With fewer than six months remaining in his terms. Edwards got a taste of how ephemeral his reach has become when Louisiana's Board of Pardons and Committee on Parole rebuffed over 50 applicants – essentially the entirety of death row – for clemency this reduction of sentence to life earlier than usual. Normally, the Board requires a time-consuming review of cases but can waive that, which in this instance would have expedited case consideration for resolution prior to year's end.
This avalanche of requests Edwards triggered when, after dodging the question for his whole political career because of the electoral blowback his answer would invite, earlier this year he proclaimed opposition to capital punishment, noting its finality and calling it contrary to his religious faith (while he professes a belief in Roman Catholicism, at the same time he selectively ignores others of its imperatives, such opposition to abortion for any reason). In turn, this begat an effort by legal services supporting appeals to capital cases to organize inmates under capital sentences to make clemency requests to Edwards, in the hopes of having him grant clemency in mass before leaving office early next year.
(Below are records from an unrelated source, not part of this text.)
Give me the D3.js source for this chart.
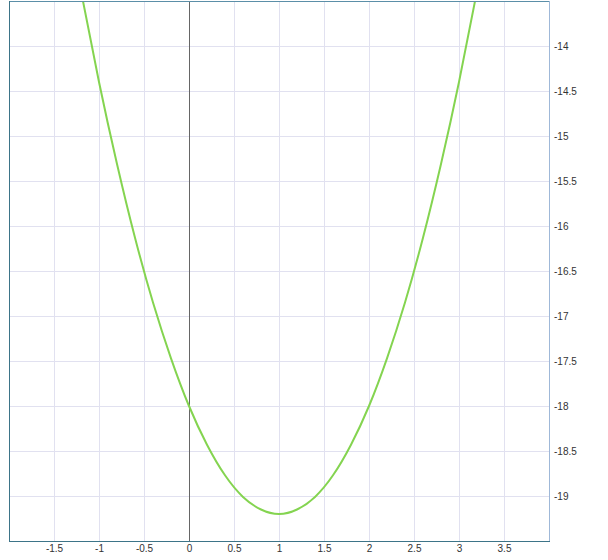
<!doctype html>
<html>
    <head>
        <title>Parabola</title>
        <script src="https://d3js.org/d3.v7.min.js"></script>
        <style type="text/css">
            body { margin: 0; background: #fff; }
            .tick text { font-family: Arial, "Liberation Sans", sans-serif; font-size: 10px; fill: #333; }
            .grid line { stroke: #e1e1f0; stroke-width: 1; }
        </style>
    </head>
    <body>
        <script>
        // points
        var xs = [-1.2, -1.0, -0.8, -0.6, -0.4, -0.2, 0, 0.2, 0.4, 0.6, 0.8, 1.0,
                  1.2, 1.4, 1.6, 1.8, 2.0, 2.2, 2.4, 2.6, 2.8, 3.0, 3.2];
        var ys = [-13.39, -14.4, -15.31, -16.13, -16.85, -17.47, -18.0, -18.43, -18.77, -19.01, -19.15, -19.2,
                  -19.15, -19.01, -18.77, -18.43, -18.0, -17.47, -16.85, -16.13, -15.31, -14.4, -13.39];
        var xTicks = [-1.5, -1, -0.5, 0, 0.5, 1, 1.5, 2, 2.5, 3, 3.5];
        var yTicks = [-14, -14.5, -15, -15.5, -16, -16.5, -17, -17.5, -18, -18.5, -19];

        var ml = 9, mt = 1, w = 540, h = 540;

        var svg = d3.select("body").append("svg").attr("width", 608).attr("height", 560);

        var x = d3.scaleLinear().domain([-2, 4]).range([ml, ml + w]);
        var y = d3.scaleLinear().domain([-19.5, -13.5]).range([mt + h, mt]);

        svg.append("defs").append("clipPath").attr("id", "plot")
            .append("rect").attr("x", ml).attr("y", mt).attr("width", w).attr("height", h);

        var grid = svg.append("g").attr("class", "grid");
        grid.selectAll("line.v").data(xTicks).enter().append("line")
            .attr("class", "v")
            .attr("x1", function(d) { return x(d) + 0.5; })
            .attr("x2", function(d) { return x(d) + 0.5; })
            .attr("y1", mt).attr("y2", mt + h);
        grid.selectAll("line.h").data(yTicks).enter().append("line")
            .attr("class", "h")
            .attr("y1", function(d) { return y(d) + 0.5; })
            .attr("y2", function(d) { return y(d) + 0.5; })
            .attr("x1", ml).attr("x2", ml + w);

        // vertical axis line at x = 0
        svg.append("line")
            .attr("x1", x(0) + 0.5).attr("x2", x(0) + 0.5)
            .attr("y1", mt).attr("y2", mt + h)
            .attr("stroke", "#666").attr("stroke-width", 1);

        var line = d3.line()
            .x(function(d, i) { return x(xs[i]); })
            .y(function(d, i) { return y(ys[i]); })
            .curve(d3.curveNatural);

        svg.append("path")
            .attr("d", line(xs))
            .attr("clip-path", "url(#plot)")
            .attr("fill", "none")
            .attr("stroke", "#84d450")
            .attr("stroke-width", 2);

        // frame: darker left/bottom, lighter top/right
        var frame = svg.append("g").attr("stroke-width", 1);
        frame.append("line").attr("x1", ml + 0.5).attr("x2", ml + w + 0.5)
            .attr("y1", mt + 0.5).attr("y2", mt + 0.5).attr("stroke", "#5b8fa8");
        frame.append("line").attr("x1", ml + w + 0.5).attr("x2", ml + w + 0.5)
            .attr("y1", mt).attr("y2", mt + h + 1).attr("stroke", "#9fb8d8");
        frame.append("line").attr("x1", ml + 0.5).attr("x2", ml + 0.5)
            .attr("y1", mt).attr("y2", mt + h + 1).attr("stroke", "#3d7488");
        frame.append("line").attr("x1", ml).attr("x2", ml + w + 1)
            .attr("y1", mt + h + 0.5).attr("y2", mt + h + 0.5).attr("stroke", "#3d7488");

        var xAxis = d3.axisBottom(x).tickValues(xTicks).tickSize(0).tickPadding(3)
            .tickFormat(function(d) { return String(d); });
        svg.append("g").attr("transform", "translate(0," + (mt + h + 1) + ")").call(xAxis)
            .call(function(g) { g.select(".domain").remove(); });

        var yAxis = d3.axisRight(y).tickValues(yTicks).tickSize(0).tickPadding(4)
            .tickFormat(function(d) { return String(d); });
        svg.append("g").attr("transform", "translate(" + (ml + w + 1) + ",0)").call(yAxis)
            .call(function(g) { g.select(".domain").remove(); });
        </script>
    </body>
</html>
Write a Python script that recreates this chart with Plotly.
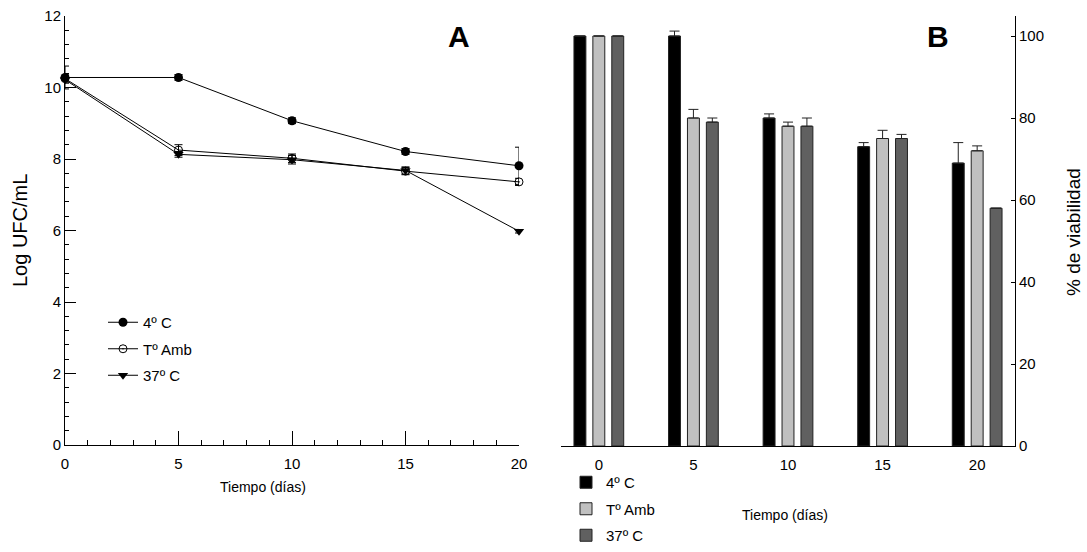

However, the Constitution requires all such requests first must gain assent from the Board of Pardons, a five-member body comprised of gubernatorial appointees serving concurrently with a governor's term. Statistically, this represents a commutation reducing sentence, and in 2022 the Board passed along 105 commutations and pardon requests, of which the governor approved 95, so his appointees and he typically are in sync.
Yet the Board – with all five Edwards appointees – in this instance refused to rush to process, saying that only following the regular procedure would allow for the appropriate level of scrutiny. Thus, the attempt to negate capital punishment in Louisiana through administrative fiat failed because his own people wouldn't go along with it.
This demonstration of his diminishing power came as Board members took seriously their duty, perhaps with an eye towards reappointment by the next governor who will value members that don't bend to the whim of political fashion. That Edwards successor appears less and less likely to be his endorsed candidate, Democrat former Department of Transportation and Development Sec. Shawn Wilson.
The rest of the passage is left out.